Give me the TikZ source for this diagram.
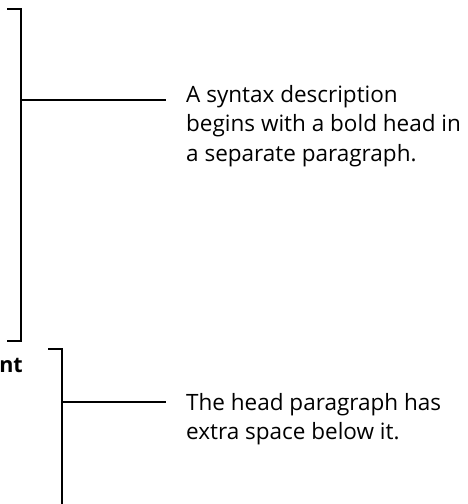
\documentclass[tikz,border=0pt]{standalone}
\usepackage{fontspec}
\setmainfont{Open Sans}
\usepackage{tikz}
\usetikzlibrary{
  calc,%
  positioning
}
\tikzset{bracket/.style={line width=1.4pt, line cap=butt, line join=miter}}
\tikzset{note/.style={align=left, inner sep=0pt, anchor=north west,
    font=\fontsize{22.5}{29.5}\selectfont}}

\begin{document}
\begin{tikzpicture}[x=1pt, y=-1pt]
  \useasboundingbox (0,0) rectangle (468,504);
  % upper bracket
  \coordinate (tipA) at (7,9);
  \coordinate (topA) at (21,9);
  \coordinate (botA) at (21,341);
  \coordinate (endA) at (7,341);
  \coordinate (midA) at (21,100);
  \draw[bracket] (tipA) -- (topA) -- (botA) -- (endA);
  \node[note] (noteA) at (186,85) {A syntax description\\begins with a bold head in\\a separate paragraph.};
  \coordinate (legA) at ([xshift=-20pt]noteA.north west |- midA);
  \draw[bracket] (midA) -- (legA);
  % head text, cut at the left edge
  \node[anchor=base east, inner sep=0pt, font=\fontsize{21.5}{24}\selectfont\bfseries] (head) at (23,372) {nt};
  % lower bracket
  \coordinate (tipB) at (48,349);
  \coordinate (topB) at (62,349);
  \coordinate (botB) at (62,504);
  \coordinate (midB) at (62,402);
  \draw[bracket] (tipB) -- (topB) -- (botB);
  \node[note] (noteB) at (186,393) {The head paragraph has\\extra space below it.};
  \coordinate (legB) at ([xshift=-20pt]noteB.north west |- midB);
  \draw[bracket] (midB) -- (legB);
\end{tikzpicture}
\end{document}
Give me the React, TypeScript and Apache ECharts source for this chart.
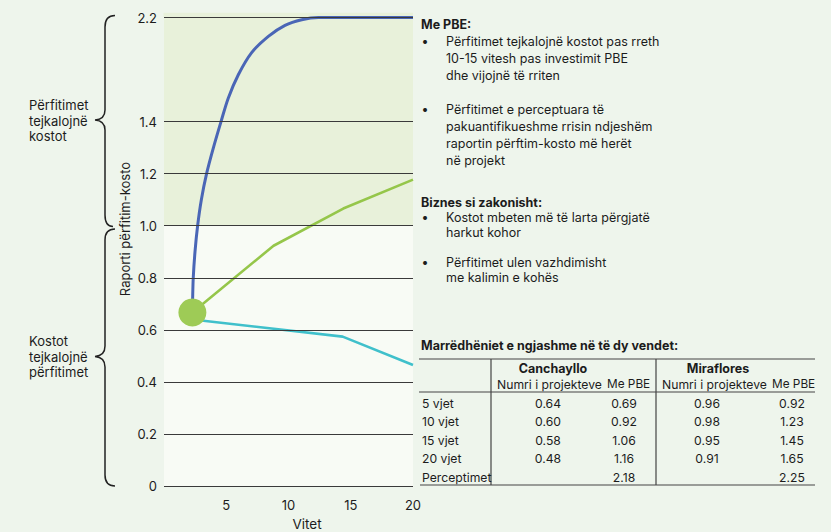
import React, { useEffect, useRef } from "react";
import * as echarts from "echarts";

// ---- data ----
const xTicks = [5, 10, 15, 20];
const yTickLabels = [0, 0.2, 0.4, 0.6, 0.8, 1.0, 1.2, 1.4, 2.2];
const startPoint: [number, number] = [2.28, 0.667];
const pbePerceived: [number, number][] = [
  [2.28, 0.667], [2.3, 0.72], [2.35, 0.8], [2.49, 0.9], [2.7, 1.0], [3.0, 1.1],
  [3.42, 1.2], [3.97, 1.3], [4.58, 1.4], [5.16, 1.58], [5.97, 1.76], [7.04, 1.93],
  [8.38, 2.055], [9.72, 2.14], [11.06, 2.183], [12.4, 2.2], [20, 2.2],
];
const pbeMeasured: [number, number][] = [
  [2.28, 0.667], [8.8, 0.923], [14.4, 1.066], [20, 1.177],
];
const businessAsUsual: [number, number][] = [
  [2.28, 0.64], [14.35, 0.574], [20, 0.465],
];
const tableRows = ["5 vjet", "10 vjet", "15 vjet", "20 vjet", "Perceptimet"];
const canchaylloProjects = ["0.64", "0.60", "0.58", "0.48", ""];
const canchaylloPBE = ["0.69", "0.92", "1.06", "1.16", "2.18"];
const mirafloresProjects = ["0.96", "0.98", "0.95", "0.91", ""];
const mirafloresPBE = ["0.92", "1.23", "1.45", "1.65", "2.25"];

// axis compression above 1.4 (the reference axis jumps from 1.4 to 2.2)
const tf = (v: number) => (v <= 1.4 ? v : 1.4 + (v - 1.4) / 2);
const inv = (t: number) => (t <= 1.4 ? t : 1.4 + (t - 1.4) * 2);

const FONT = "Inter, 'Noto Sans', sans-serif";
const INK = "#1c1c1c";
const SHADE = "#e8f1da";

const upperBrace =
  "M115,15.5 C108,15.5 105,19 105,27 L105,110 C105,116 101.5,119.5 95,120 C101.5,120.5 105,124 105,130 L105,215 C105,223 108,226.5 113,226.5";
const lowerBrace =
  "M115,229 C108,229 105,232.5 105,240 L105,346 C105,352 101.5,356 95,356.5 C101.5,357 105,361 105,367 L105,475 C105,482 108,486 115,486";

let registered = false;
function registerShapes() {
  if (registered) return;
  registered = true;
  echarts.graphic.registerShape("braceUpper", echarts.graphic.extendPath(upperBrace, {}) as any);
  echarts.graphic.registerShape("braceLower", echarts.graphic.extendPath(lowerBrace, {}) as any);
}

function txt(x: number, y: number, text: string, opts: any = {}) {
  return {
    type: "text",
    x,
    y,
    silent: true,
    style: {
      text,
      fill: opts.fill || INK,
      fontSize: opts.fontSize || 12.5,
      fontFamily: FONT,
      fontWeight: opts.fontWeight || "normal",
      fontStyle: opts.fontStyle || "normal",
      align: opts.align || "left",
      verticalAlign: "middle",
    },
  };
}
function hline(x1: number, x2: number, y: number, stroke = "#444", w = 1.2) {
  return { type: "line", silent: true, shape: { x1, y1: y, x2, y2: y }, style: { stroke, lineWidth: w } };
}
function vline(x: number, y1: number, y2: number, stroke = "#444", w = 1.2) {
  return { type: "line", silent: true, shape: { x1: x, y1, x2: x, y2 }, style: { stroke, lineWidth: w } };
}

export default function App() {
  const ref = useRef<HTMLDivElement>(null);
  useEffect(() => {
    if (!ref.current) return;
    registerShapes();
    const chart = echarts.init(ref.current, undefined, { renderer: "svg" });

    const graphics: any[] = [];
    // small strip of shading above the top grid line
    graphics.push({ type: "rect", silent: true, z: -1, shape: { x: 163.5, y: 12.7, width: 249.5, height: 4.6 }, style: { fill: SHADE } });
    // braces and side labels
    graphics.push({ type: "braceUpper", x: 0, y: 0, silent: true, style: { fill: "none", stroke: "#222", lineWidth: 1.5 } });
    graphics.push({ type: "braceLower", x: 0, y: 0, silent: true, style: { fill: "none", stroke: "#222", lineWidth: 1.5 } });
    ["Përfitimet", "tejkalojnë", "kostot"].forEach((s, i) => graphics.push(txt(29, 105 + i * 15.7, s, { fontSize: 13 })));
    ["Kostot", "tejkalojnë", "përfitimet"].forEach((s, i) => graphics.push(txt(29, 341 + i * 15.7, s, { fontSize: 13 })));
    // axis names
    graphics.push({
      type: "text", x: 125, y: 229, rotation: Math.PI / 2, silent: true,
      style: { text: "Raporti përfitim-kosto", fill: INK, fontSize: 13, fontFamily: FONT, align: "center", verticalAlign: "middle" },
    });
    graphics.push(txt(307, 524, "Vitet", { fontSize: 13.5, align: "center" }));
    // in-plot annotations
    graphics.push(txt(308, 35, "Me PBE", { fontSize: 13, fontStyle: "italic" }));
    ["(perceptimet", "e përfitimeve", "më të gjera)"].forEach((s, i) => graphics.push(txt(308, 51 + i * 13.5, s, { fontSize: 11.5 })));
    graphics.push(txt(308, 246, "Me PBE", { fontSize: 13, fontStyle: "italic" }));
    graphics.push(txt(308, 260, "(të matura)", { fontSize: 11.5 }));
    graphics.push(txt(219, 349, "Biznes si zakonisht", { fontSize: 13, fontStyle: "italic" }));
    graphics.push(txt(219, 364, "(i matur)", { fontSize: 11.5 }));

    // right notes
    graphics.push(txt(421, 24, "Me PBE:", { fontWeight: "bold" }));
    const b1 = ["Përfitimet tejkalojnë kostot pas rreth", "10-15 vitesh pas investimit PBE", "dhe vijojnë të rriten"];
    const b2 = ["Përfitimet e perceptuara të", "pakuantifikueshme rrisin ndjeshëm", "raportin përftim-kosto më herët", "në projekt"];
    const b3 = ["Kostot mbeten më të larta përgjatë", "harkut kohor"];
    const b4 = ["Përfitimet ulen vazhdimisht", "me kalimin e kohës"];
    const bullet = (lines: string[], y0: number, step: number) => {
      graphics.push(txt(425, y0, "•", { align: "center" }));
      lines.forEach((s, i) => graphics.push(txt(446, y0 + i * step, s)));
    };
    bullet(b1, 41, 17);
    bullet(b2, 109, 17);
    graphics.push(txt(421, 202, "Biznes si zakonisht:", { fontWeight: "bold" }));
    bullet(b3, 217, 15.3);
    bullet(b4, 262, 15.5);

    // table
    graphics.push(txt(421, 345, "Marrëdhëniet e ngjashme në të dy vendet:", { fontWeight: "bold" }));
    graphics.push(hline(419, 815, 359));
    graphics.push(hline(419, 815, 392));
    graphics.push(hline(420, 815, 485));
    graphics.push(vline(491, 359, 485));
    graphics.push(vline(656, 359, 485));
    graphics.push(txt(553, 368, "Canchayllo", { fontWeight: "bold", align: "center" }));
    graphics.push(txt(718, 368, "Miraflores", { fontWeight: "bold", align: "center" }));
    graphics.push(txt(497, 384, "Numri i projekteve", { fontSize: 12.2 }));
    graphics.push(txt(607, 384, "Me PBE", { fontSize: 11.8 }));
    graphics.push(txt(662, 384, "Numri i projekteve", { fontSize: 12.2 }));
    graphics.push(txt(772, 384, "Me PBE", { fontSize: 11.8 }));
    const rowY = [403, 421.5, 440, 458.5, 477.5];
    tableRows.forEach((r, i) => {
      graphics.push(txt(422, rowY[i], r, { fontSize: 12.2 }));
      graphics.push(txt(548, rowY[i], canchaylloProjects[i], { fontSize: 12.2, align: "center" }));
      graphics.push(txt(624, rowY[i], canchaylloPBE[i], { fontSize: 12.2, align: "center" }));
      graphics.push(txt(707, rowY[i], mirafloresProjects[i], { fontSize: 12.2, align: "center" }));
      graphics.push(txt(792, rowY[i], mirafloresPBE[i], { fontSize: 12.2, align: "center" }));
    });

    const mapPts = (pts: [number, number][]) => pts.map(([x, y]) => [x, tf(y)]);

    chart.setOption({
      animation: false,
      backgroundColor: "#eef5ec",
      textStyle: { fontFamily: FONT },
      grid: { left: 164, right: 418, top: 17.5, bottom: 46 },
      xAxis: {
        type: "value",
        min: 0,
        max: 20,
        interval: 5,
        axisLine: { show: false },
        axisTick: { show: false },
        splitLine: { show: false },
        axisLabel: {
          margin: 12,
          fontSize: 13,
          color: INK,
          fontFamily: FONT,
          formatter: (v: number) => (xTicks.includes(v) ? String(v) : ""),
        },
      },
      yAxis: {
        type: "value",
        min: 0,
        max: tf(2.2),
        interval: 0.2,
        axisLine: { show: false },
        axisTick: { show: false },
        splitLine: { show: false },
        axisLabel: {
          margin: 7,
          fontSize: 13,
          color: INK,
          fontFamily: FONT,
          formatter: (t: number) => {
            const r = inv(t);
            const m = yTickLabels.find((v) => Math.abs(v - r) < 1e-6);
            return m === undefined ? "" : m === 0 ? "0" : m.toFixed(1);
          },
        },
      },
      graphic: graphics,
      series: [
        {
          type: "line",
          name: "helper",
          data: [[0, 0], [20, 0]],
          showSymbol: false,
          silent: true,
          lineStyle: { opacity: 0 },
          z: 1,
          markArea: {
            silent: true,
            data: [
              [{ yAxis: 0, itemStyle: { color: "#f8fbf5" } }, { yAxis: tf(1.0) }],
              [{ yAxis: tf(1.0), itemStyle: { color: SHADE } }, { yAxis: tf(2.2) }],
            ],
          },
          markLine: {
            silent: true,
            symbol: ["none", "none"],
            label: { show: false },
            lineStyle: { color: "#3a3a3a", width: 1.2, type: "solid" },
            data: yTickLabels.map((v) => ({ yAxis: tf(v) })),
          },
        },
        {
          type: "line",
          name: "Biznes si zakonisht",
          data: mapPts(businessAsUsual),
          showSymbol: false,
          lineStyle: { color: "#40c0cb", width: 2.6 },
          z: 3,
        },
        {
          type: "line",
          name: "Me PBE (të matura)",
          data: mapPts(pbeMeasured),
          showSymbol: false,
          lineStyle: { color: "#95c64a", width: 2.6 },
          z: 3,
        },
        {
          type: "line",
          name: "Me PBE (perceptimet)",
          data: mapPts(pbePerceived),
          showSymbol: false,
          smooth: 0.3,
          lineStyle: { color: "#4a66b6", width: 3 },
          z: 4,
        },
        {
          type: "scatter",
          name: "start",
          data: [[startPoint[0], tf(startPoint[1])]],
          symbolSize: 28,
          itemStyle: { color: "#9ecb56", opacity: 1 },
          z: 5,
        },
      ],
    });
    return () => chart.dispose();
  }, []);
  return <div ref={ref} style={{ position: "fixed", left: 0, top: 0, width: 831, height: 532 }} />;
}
§ §
Please quote only the span of lines whose first line contains "Give me the React, TypeScript" and whose last line contains "import * as", leaving every picture out.

Give me the React, TypeScript and Apache ECharts source for this chart.
import React, { useEffect, useRef } from "react";
import * as echarts from "echarts";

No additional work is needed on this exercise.